━━ Information provided ━━
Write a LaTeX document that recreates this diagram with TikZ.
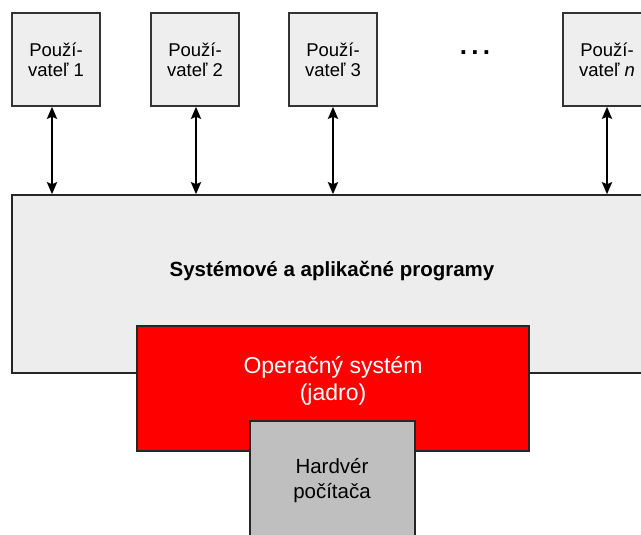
\documentclass[tikz,border=0pt]{standalone}
\usepackage{fontspec}
\setmainfont{Liberation Sans}
\usetikzlibrary{arrows.meta}

\tikzset{
  userbox/.style={draw=black!80, fill=gray!13, line width=1.5pt,
    minimum width=88pt, minimum height=93pt, inner sep=0pt,
    align=center, font=\fontsize{18.5}{20}\selectfont},
  layerbox/.style={draw=black!85, line width=1.5pt, inner sep=0pt},
  link/.style={{Stealth[length=12pt,width=10pt,inset=2pt]}-{Stealth[length=12pt,width=10pt,inset=2pt]},
    line width=2.5pt},
}

\begin{document}
\begin{tikzpicture}[x=1pt, y=-1pt]
  \useasboundingbox (0,0) rectangle (641,535);
  \clip (0,0) rectangle (641,535);

  % Layers, drawn bottom-up so each one covers the one before
  \node[layerbox, fill=gray!14, minimum width=648pt, minimum height=178pt]
    (sys) at (336,284) {};
  \node[font=\fontsize{20.5}{24}\selectfont\bfseries] (systxt) at (332,271)
    {Systémové a aplikačné programy};

  \node[layerbox, fill=red, minimum width=392pt, minimum height=125pt]
    (os) at (333,388.5) {};
  \node[text=white, align=center, font=\fontsize{23}{27}\selectfont]
    (ostxt) at (333,381) {Operačný systém\\(jadro)};

  \node[layerbox, fill=gray!50, minimum width=165pt, minimum height=130pt]
    (hw) at (332.5,486) {};
  \node[align=center, font=\fontsize{20.5}{25}\selectfont]
    (hwtxt) at (332,481) {Hardvér\\počítača};

  % Users
  \node[userbox] (u1) at (56,59.5)  {Použí-\\vateľ 1};
  \node[userbox] (u2) at (195,59.5) {Použí-\\vateľ 2};
  \node[userbox] (u3) at (333,59.5) {Použí-\\vateľ 3};
  \node[userbox] (un) at (607,59.5) {Použí-\\vateľ \textit{n}};
  \node[font=\fontsize{26}{28}\selectfont\bfseries, anchor=base]
    (dots) at (475,55) {.\,.\,.};

  % Links between users and programs
  \draw[link] ([xshift=-4pt]u1.south) -- ([xshift=-4pt]u1.south |- sys.north);
  \draw[link] ([xshift=1pt]u2.south) -- ([xshift=1pt]u2.south |- sys.north);
  \draw[link] (u3.south) -- (u3.south |- sys.north);
  \draw[link] (un.south) -- (un.south |- sys.north);
\end{tikzpicture}
\end{document}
━━━
#### [Task instructions]
Write the lines above out again exactly, without any of their pictures.

#### [Solution for this exercise]
Write a LaTeX document that recreates this diagram with TikZ.
\documentclass[tikz,border=0pt]{standalone}
\usepackage{fontspec}
\setmainfont{Liberation Sans}
\usetikzlibrary{arrows.meta}

\tikzset{
  userbox/.style={draw=black!80, fill=gray!13, line width=1.5pt,
    minimum width=88pt, minimum height=93pt, inner sep=0pt,
    align=center, font=\fontsize{18.5}{20}\selectfont},
  layerbox/.style={draw=black!85, line width=1.5pt, inner sep=0pt},
  link/.style={{Stealth[length=12pt,width=10pt,inset=2pt]}-{Stealth[length=12pt,width=10pt,inset=2pt]},
    line width=2.5pt},
}

\begin{document}
\begin{tikzpicture}[x=1pt, y=-1pt]
  \useasboundingbox (0,0) rectangle (641,535);
  \clip (0,0) rectangle (641,535);

  % Layers, drawn bottom-up so each one covers the one before
  \node[layerbox, fill=gray!14, minimum width=648pt, minimum height=178pt]
    (sys) at (336,284) {};
  \node[font=\fontsize{20.5}{24}\selectfont\bfseries] (systxt) at (332,271)
    {Systémové a aplikačné programy};

  \node[layerbox, fill=red, minimum width=392pt, minimum height=125pt]
    (os) at (333,388.5) {};
  \node[text=white, align=center, font=\fontsize{23}{27}\selectfont]
    (ostxt) at (333,381) {Operačný systém\\(jadro)};

  \node[layerbox, fill=gray!50, minimum width=165pt, minimum height=130pt]
    (hw) at (332.5,486) {};
  \node[align=center, font=\fontsize{20.5}{25}\selectfont]
    (hwtxt) at (332,481) {Hardvér\\počítača};

  % Users
  \node[userbox] (u1) at (56,59.5)  {Použí-\\vateľ 1};
  \node[userbox] (u2) at (195,59.5) {Použí-\\vateľ 2};
  \node[userbox] (u3) at (333,59.5) {Použí-\\vateľ 3};
  \node[userbox] (un) at (607,59.5) {Použí-\\vateľ \textit{n}};
  \node[font=\fontsize{26}{28}\selectfont\bfseries, anchor=base]
    (dots) at (475,55) {.\,.\,.};

  % Links between users and programs
  \draw[link] ([xshift=-4pt]u1.south) -- ([xshift=-4pt]u1.south |- sys.north);
  \draw[link] ([xshift=1pt]u2.south) -- ([xshift=1pt]u2.south |- sys.north);
  \draw[link] (u3.south) -- (u3.south |- sys.north);
  \draw[link] (un.south) -- (un.south |- sys.north);
\end{tikzpicture}
\end{document}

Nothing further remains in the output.